Give all the lines below again, exactly, with no pictures.
======== Provided material ========
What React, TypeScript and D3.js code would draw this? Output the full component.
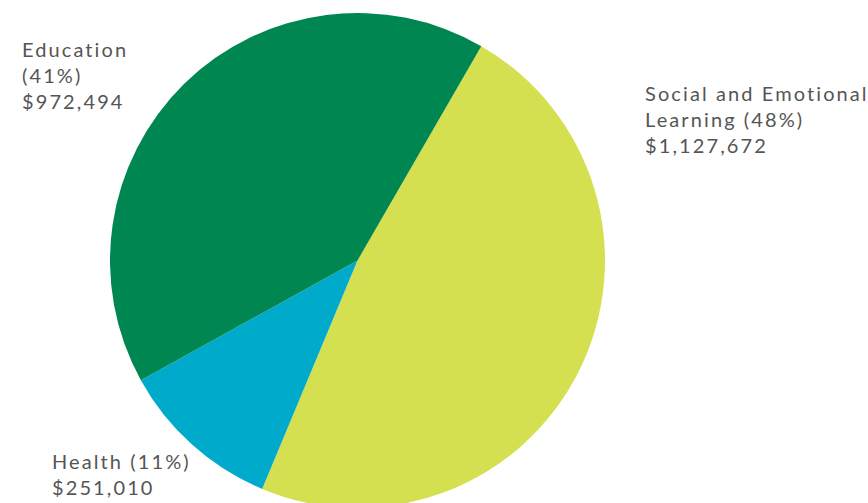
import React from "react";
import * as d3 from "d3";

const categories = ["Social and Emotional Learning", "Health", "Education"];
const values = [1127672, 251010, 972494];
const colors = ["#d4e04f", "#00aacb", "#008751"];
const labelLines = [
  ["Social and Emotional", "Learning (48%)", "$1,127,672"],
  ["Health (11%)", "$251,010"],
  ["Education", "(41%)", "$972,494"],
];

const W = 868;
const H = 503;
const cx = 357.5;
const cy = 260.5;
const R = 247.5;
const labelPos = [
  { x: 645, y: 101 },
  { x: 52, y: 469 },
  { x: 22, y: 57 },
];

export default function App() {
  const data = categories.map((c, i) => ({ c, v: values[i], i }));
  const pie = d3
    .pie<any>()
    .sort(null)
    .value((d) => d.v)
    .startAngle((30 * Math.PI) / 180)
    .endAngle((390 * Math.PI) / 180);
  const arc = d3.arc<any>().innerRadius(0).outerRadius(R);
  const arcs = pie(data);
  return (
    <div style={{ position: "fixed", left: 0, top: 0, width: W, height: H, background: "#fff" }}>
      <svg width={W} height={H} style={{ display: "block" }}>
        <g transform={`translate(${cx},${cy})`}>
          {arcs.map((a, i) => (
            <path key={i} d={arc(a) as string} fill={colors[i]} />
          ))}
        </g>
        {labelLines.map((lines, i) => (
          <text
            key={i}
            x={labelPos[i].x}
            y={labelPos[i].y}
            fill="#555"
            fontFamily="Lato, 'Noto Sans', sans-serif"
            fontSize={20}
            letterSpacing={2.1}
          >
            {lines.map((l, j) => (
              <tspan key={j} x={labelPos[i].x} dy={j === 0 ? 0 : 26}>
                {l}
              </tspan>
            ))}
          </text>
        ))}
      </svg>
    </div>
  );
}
========
#### Full solution
What React, TypeScript and D3.js code would draw this? Output the full component.
import React from "react";
import * as d3 from "d3";

const categories = ["Social and Emotional Learning", "Health", "Education"];
const values = [1127672, 251010, 972494];
const colors = ["#d4e04f", "#00aacb", "#008751"];
const labelLines = [
  ["Social and Emotional", "Learning (48%)", "$1,127,672"],
  ["Health (11%)", "$251,010"],
  ["Education", "(41%)", "$972,494"],
];

const W = 868;
const H = 503;
const cx = 357.5;
const cy = 260.5;
const R = 247.5;
const labelPos = [
  { x: 645, y: 101 },
  { x: 52, y: 469 },
  { x: 22, y: 57 },
];

export default function App() {
  const data = categories.map((c, i) => ({ c, v: values[i], i }));
  const pie = d3
    .pie<any>()
    .sort(null)
    .value((d) => d.v)
    .startAngle((30 * Math.PI) / 180)
    .endAngle((390 * Math.PI) / 180);
  const arc = d3.arc<any>().innerRadius(0).outerRadius(R);
  const arcs = pie(data);
  return (
    <div style={{ position: "fixed", left: 0, top: 0, width: W, height: H, background: "#fff" }}>
      <svg width={W} height={H} style={{ display: "block" }}>
        <g transform={`translate(${cx},${cy})`}>
          {arcs.map((a, i) => (
            <path key={i} d={arc(a) as string} fill={colors[i]} />
          ))}
        </g>
        {labelLines.map((lines, i) => (
          <text
            key={i}
            x={labelPos[i].x}
            y={labelPos[i].y}
            fill="#555"
            fontFamily="Lato, 'Noto Sans', sans-serif"
            fontSize={20}
            letterSpacing={2.1}
          >
            {lines.map((l, j) => (
              <tspan key={j} x={labelPos[i].x} dy={j === 0 ? 0 : 26}>
                {l}
              </tspan>
            ))}
          </text>
        ))}
      </svg>
    </div>
  );
}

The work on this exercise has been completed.